> The problem
Would you transcribe the listing that follows, character for character, and omit its images?

> Stored data
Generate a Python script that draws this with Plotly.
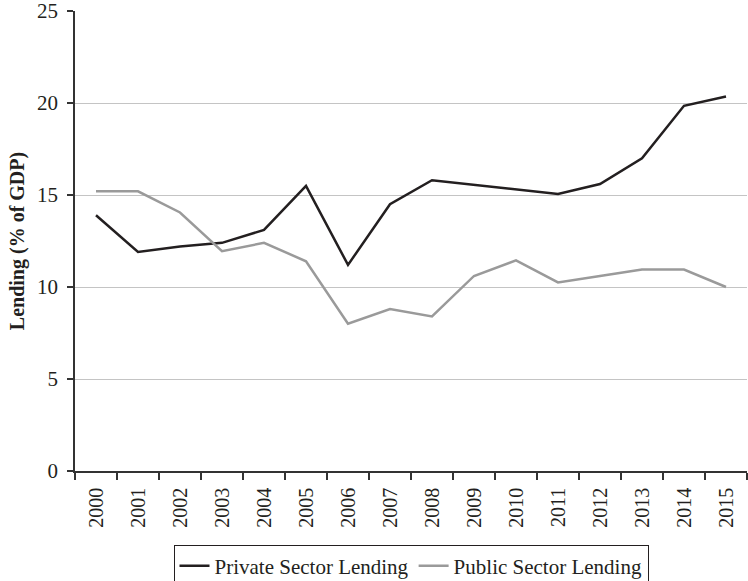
import plotly.graph_objects as go

years = [str(y) for y in range(2000, 2016)]
private_lending = [13.9, 11.9, 12.2, 12.4, 13.1, 15.5, 11.2, 14.5, 15.8,
                   15.55, 15.3, 15.05, 15.6, 17.0, 19.85, 20.35]
public_lending = [15.2, 15.2, 14.05, 11.95, 12.4, 11.4, 8.0, 8.8, 8.4,
                  10.6, 11.45, 10.25, 10.6, 10.95, 10.95, 10.0]

FONT = "Liberation Serif"

fig = go.Figure()
fig.add_trace(go.Scatter(x=years, y=private_lending, mode="lines",
                         name="Private Sector Lending",
                         line=dict(color="#231f20", width=2.5)))
fig.add_trace(go.Scatter(x=years, y=public_lending, mode="lines",
                         name="Public Sector Lending",
                         line=dict(color="#9a9a9a", width=2.5)))

fig.update_layout(
    width=748, height=581,
    margin=dict(l=75, r=1, t=11, b=110, autoexpand=False),
    paper_bgcolor="white", plot_bgcolor="white",
    font=dict(family=FONT, color="#231f20", size=20),
    showlegend=True,
    legend=dict(orientation="h", x=0.5, xanchor="center", y=-0.16, yanchor="top",
                bordercolor="#231f20", borderwidth=1, font=dict(size=21),
                itemwidth=30, tracegroupgap=0),
)
fig.update_xaxes(type="category", range=[-0.5, 15.5], tickson="boundaries",
                 ticks="outside", ticklen=7, tickwidth=1.5, tickcolor="#333",
                 tickangle=-90, showgrid=False, showline=True, linecolor="#333",
                 linewidth=1.5, tickfont=dict(size=20), ticklabelstandoff=7,
                 automargin=False, ticklabeloverflow="allow")
fig.update_yaxes(range=[0, 25], dtick=5, ticks="outside", ticklen=6, tickwidth=1.5,
                 tickcolor="#333", showline=True, linecolor="#333", linewidth=1.5,
                 gridcolor="#c4c4c4", gridwidth=1, zeroline=False,
                 tickfont=dict(size=21), automargin=False, ticklabeloverflow="allow",
                 ticklabelstandoff=5,
                 title=dict(text="<b>Lending (% of GDP)</b>", font=dict(size=20), standoff=7))

# drop the default 8px page margin so the figure sits at the window's corner
fig.write_html("out.html", config={"displayModeBar": False},
               post_script="document.body.style.margin='0';")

> The response
Generate a Python script that draws this with Plotly.
import plotly.graph_objects as go

years = [str(y) for y in range(2000, 2016)]
private_lending = [13.9, 11.9, 12.2, 12.4, 13.1, 15.5, 11.2, 14.5, 15.8,
                   15.55, 15.3, 15.05, 15.6, 17.0, 19.85, 20.35]
public_lending = [15.2, 15.2, 14.05, 11.95, 12.4, 11.4, 8.0, 8.8, 8.4,
                  10.6, 11.45, 10.25, 10.6, 10.95, 10.95, 10.0]

FONT = "Liberation Serif"

fig = go.Figure()
fig.add_trace(go.Scatter(x=years, y=private_lending, mode="lines",
                         name="Private Sector Lending",
                         line=dict(color="#231f20", width=2.5)))
fig.add_trace(go.Scatter(x=years, y=public_lending, mode="lines",
                         name="Public Sector Lending",
                         line=dict(color="#9a9a9a", width=2.5)))

fig.update_layout(
    width=748, height=581,
    margin=dict(l=75, r=1, t=11, b=110, autoexpand=False),
    paper_bgcolor="white", plot_bgcolor="white",
    font=dict(family=FONT, color="#231f20", size=20),
    showlegend=True,
    legend=dict(orientation="h", x=0.5, xanchor="center", y=-0.16, yanchor="top",
                bordercolor="#231f20", borderwidth=1, font=dict(size=21),
                itemwidth=30, tracegroupgap=0),
)
fig.update_xaxes(type="category", range=[-0.5, 15.5], tickson="boundaries",
                 ticks="outside", ticklen=7, tickwidth=1.5, tickcolor="#333",
                 tickangle=-90, showgrid=False, showline=True, linecolor="#333",
                 linewidth=1.5, tickfont=dict(size=20), ticklabelstandoff=7,
                 automargin=False, ticklabeloverflow="allow")
fig.update_yaxes(range=[0, 25], dtick=5, ticks="outside", ticklen=6, tickwidth=1.5,
                 tickcolor="#333", showline=True, linecolor="#333", linewidth=1.5,
                 gridcolor="#c4c4c4", gridwidth=1, zeroline=False,
                 tickfont=dict(size=21), automargin=False, ticklabeloverflow="allow",
                 ticklabelstandoff=5,
                 title=dict(text="<b>Lending (% of GDP)</b>", font=dict(size=20), standoff=7))

# drop the default 8px page margin so the figure sits at the window's corner
fig.write_html("out.html", config={"displayModeBar": False},
               post_script="document.body.style.margin='0';")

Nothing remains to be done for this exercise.